### Stated goal:
All the data should be repeated exactly. Any image in it is left out.

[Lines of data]
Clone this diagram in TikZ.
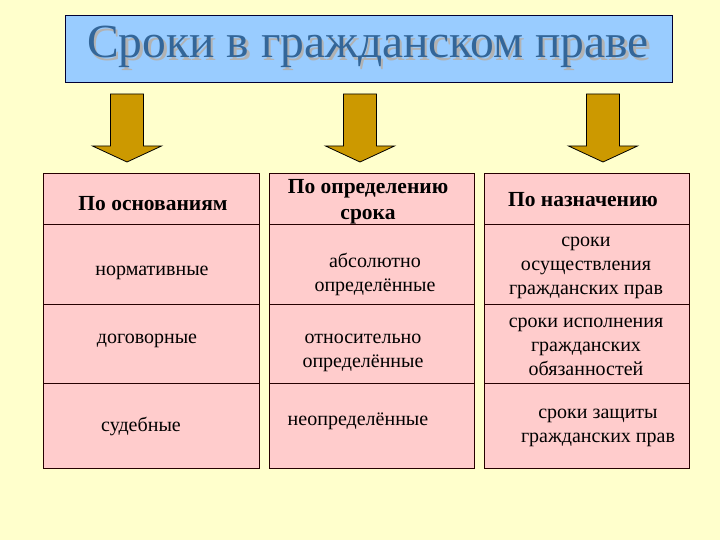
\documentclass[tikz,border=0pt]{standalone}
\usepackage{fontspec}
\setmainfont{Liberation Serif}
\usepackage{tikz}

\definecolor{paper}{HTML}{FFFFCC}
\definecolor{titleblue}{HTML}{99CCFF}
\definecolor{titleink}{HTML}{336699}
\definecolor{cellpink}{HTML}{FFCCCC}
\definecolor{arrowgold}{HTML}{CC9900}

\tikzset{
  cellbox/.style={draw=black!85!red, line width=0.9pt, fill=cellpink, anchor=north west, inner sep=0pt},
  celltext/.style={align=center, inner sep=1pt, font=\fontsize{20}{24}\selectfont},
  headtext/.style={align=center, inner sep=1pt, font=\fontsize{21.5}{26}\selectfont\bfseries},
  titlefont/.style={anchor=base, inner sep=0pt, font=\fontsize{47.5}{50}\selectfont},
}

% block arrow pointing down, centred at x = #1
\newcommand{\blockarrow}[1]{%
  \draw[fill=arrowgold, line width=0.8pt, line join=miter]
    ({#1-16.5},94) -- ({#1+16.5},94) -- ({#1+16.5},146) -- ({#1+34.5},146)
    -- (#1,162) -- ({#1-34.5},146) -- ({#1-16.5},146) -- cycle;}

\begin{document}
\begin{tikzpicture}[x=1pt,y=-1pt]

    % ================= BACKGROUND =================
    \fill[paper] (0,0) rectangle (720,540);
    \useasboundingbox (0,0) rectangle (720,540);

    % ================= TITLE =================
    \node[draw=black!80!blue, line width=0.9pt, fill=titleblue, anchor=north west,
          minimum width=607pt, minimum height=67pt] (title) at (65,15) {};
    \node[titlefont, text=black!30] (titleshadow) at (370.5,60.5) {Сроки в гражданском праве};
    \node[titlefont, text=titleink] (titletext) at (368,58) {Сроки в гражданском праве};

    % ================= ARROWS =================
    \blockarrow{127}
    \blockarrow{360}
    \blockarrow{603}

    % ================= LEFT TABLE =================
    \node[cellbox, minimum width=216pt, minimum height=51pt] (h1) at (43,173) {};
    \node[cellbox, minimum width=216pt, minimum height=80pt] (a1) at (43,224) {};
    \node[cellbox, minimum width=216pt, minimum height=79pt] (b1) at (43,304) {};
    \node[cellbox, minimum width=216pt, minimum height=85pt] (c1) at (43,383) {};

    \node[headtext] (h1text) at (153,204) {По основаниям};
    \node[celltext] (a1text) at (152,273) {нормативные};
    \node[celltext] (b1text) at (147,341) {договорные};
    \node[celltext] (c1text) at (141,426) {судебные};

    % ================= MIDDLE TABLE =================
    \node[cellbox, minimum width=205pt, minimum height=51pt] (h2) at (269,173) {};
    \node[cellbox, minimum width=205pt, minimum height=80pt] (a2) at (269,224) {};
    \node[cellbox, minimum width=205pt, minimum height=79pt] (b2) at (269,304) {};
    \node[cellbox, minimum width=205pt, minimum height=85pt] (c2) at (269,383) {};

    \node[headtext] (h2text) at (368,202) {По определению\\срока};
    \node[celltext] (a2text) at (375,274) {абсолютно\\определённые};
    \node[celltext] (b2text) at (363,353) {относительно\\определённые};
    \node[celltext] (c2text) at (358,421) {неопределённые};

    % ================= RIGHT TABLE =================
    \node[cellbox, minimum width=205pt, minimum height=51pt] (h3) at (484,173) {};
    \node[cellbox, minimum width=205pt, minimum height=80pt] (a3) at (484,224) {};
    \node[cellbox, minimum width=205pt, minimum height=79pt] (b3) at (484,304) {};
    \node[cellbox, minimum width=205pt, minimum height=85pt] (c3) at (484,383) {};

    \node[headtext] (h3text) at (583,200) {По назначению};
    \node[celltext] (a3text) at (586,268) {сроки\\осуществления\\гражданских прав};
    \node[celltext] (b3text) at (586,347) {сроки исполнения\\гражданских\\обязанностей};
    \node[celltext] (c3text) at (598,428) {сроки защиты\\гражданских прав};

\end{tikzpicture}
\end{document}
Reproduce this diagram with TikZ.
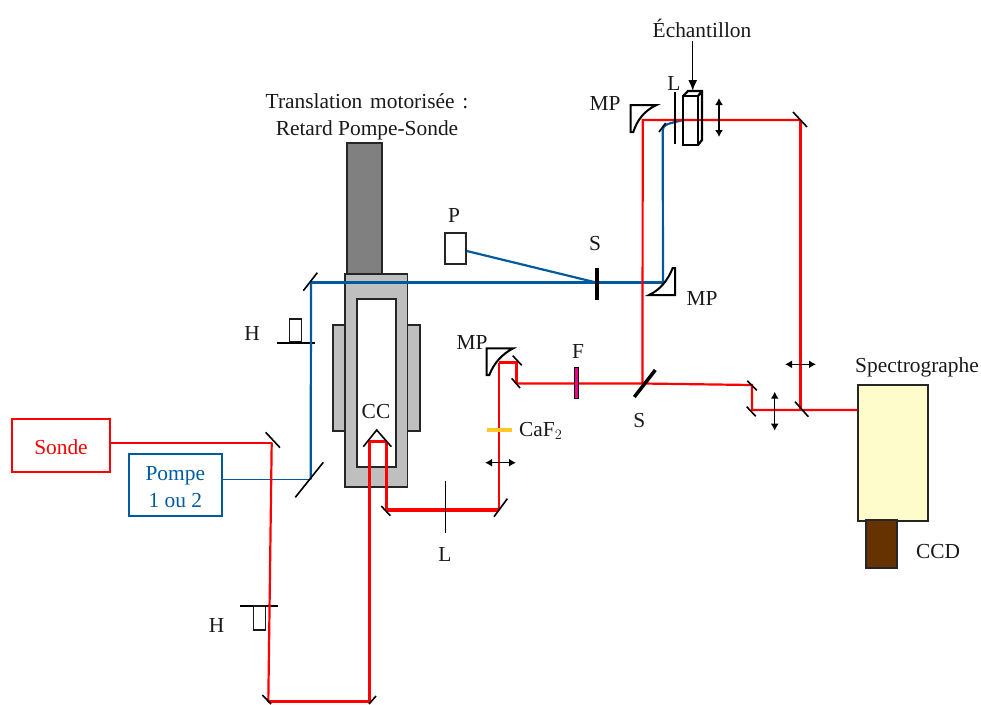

### Solved problem:
Clone this diagram in TikZ.
\documentclass[tikz,border=0pt]{standalone}
\usepackage{fontspec}
\setmainfont{Liberation Serif}
\usepackage{tikz}

\definecolor{paper}{HTML}{FFFFCC}
\definecolor{titleblue}{HTML}{99CCFF}
\definecolor{titleink}{HTML}{336699}
\definecolor{cellpink}{HTML}{FFCCCC}
\definecolor{arrowgold}{HTML}{CC9900}

\tikzset{
  cellbox/.style={draw=black!85!red, line width=0.9pt, fill=cellpink, anchor=north west, inner sep=0pt},
  celltext/.style={align=center, inner sep=1pt, font=\fontsize{20}{24}\selectfont},
  headtext/.style={align=center, inner sep=1pt, font=\fontsize{21.5}{26}\selectfont\bfseries},
  titlefont/.style={anchor=base, inner sep=0pt, font=\fontsize{47.5}{50}\selectfont},
}

% block arrow pointing down, centred at x = #1
\newcommand{\blockarrow}[1]{%
  \draw[fill=arrowgold, line width=0.8pt, line join=miter]
    ({#1-16.5},94) -- ({#1+16.5},94) -- ({#1+16.5},146) -- ({#1+34.5},146)
    -- (#1,162) -- ({#1-34.5},146) -- ({#1-16.5},146) -- cycle;}

\begin{document}
\begin{tikzpicture}[x=1pt,y=-1pt]

    % ================= BACKGROUND =================
    \fill[paper] (0,0) rectangle (720,540);
    \useasboundingbox (0,0) rectangle (720,540);

    % ================= TITLE =================
    \node[draw=black!80!blue, line width=0.9pt, fill=titleblue, anchor=north west,
          minimum width=607pt, minimum height=67pt] (title) at (65,15) {};
    \node[titlefont, text=black!30] (titleshadow) at (370.5,60.5) {Сроки в гражданском праве};
    \node[titlefont, text=titleink] (titletext) at (368,58) {Сроки в гражданском праве};

    % ================= ARROWS =================
    \blockarrow{127}
    \blockarrow{360}
    \blockarrow{603}

    % ================= LEFT TABLE =================
    \node[cellbox, minimum width=216pt, minimum height=51pt] (h1) at (43,173) {};
    \node[cellbox, minimum width=216pt, minimum height=80pt] (a1) at (43,224) {};
    \node[cellbox, minimum width=216pt, minimum height=79pt] (b1) at (43,304) {};
    \node[cellbox, minimum width=216pt, minimum height=85pt] (c1) at (43,383) {};

    \node[headtext] (h1text) at (153,204) {По основаниям};
    \node[celltext] (a1text) at (152,273) {нормативные};
    \node[celltext] (b1text) at (147,341) {договорные};
    \node[celltext] (c1text) at (141,426) {судебные};

    % ================= MIDDLE TABLE =================
    \node[cellbox, minimum width=205pt, minimum height=51pt] (h2) at (269,173) {};
    \node[cellbox, minimum width=205pt, minimum height=80pt] (a2) at (269,224) {};
    \node[cellbox, minimum width=205pt, minimum height=79pt] (b2) at (269,304) {};
    \node[cellbox, minimum width=205pt, minimum height=85pt] (c2) at (269,383) {};

    \node[headtext] (h2text) at (368,202) {По определению\\срока};
    \node[celltext] (a2text) at (375,274) {абсолютно\\определённые};
    \node[celltext] (b2text) at (363,353) {относительно\\определённые};
    \node[celltext] (c2text) at (358,421) {неопределённые};

    % ================= RIGHT TABLE =================
    \node[cellbox, minimum width=205pt, minimum height=51pt] (h3) at (484,173) {};
    \node[cellbox, minimum width=205pt, minimum height=80pt] (a3) at (484,224) {};
    \node[cellbox, minimum width=205pt, minimum height=79pt] (b3) at (484,304) {};
    \node[cellbox, minimum width=205pt, minimum height=85pt] (c3) at (484,383) {};

    \node[headtext] (h3text) at (583,200) {По назначению};
    \node[celltext] (a3text) at (586,268) {сроки\\осуществления\\гражданских прав};
    \node[celltext] (b3text) at (586,347) {сроки исполнения\\гражданских\\обязанностей};
    \node[celltext] (c3text) at (598,428) {сроки защиты\\гражданских прав};

\end{tikzpicture}
\end{document}
Reproduce this diagram with TikZ.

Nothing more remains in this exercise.